Graeme Hugo’s “The Role of International Migration in Australia’s Research Workforce“, published in the Asian and Pacific Migration Journal (23, 1), highlights two important facts: Australia’s excellent migration data and some of the benefits of circular migration.
Hugo notes “Australia has a highly developed, comprehensive and accurate international migration data system” (p.30). I was struck on some recent travel about how little airport paper work you fill out in Europe and the Middle East compared to Australia. I guess the flipside is these other destinations miss out on this data. Our island continent is also much easier to maintain accurate records for than countries where the movement of people is more open (this goes for our asylum policy also). Hugo details this data and how the records are kept.
Because of this, I see Australia as having a special role to play for global migration research. We can help this increasingly important research area. Researchers in other countries regularly exclaim the merits of Australian migration data. Instead of locking up administrative data and movement records, there should be much more transparency. Easy to use interfaces would help researchers better utilise this source. The benefits are diverse but substantial, global in nature. A default “open” stance would help. Unfortunately all too often, these benefits are not considered by a risk-adverse bureaucracy.
Hugo moves on from the data and explains the basics of Australia’s research workforce. A few stats from his paper:
- 27.3 per cent of the Australian population are migrants but “the proportions were higher for the high skilled groups of considered here – scientists (30.4 percent), researchers (38.1 percent) and university academics (41.3 percent)” (p.32)
- “Between 2001 and 2006, the proportion of all workers who were born over- seas increased from 24.3 percent to 27.3 percent but the proportion for all researchers increased from 35.2 percent to 38.1 percent (Hugo, 2005a;2005b)” (p.32)
- “The number of researchers entering Australia on a long-term visitor basis increased from 1,939 in 1995- 1996 to 7,076 a decade later and 13,825 in 2008-2009 and 16,231 in 2011-2012.” (p.32-34)
- “Over the 1992-2010 period, 42.6 percent of all scientists leaving Australia on a permanent basis were overseas-born while this was the case for almost a third (32.2 percent) of scientists leaving on a long term basis.” (p.35)
(There are some lovely maps on pages 36 and 37 which visual the immigration trends for researchers entering Australia)
In the most forceful section, Hugo implicitly refutes the notion of ‘brain drain’. Hugo himself has been a prominent researcher on the concept of circular migration and how it presents complexities for any simple consideration of benefit or loss via migration. His discussion on Australia’s researcher diaspora points to how only a handful say (in surveys) they have no intention to return home. This is backed up by the data where it is shown there is “a high level of return migration among Australian researchers who live and work in foreign countries” (p.39). The most common reasons for this return migration are lifestyle and family related, with employment opportunities a long way behind (Table 4, p. 41).
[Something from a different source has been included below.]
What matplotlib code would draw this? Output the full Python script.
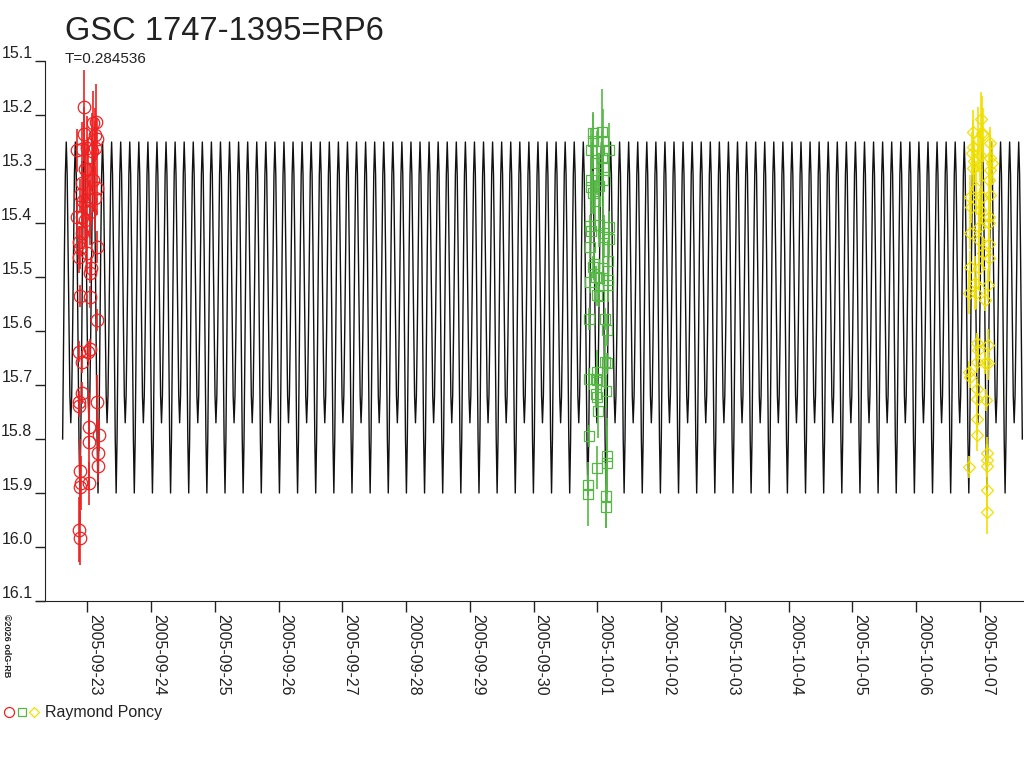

Hugo is also confident about a greater ability of diaspora communities to better engage with home communities thanks to technology and faster, cheaper international travel. Perhaps I fall into this category myself. I’ve been living in Timor Leste for the past couple of months, as well as a bit of travel through Europe, while doing bits of pieces of research work. All I need is my Airbook, my mobile phone and a coffee. I don’t think this is what Graeme Hugo had in mind when he was writing this article but it is very hard to capture how broad experiences can be (I’m here for family, not work reasons).
What makes me most confident about this research agenda and the ability of Australia’s research community to capture these benefits is the strong identification with Australia that people living overseas have (p.42). Hugo highlights one survey showing 42 per cent of Australian emigrant researchers keep regular contact with Australian work colleagues. This is a massive number which was simply not possible even a decade ago.
Hugo drives home his hypothesis with case studies into the Chinese and Indian research community in Australia. His conclusion is a plea for more understanding about how these important sub-categories of immigration go unnoticed in the public discourse. Even in a highly educated area like academic researchers, a peak lobby group relying on ‘brain drain’ arguments in their advocacy in a country like Australia is pathetic. His policy solutions (a welcome contribution in an academic article) include fine tuning immigration selection, increasing the scope to facilitate return of Australian emigrants and innovation in incorporating diaspora activity (p.48).
This is an excellent paper which policy-makers would do well to read and use as evidence for government decision-makers.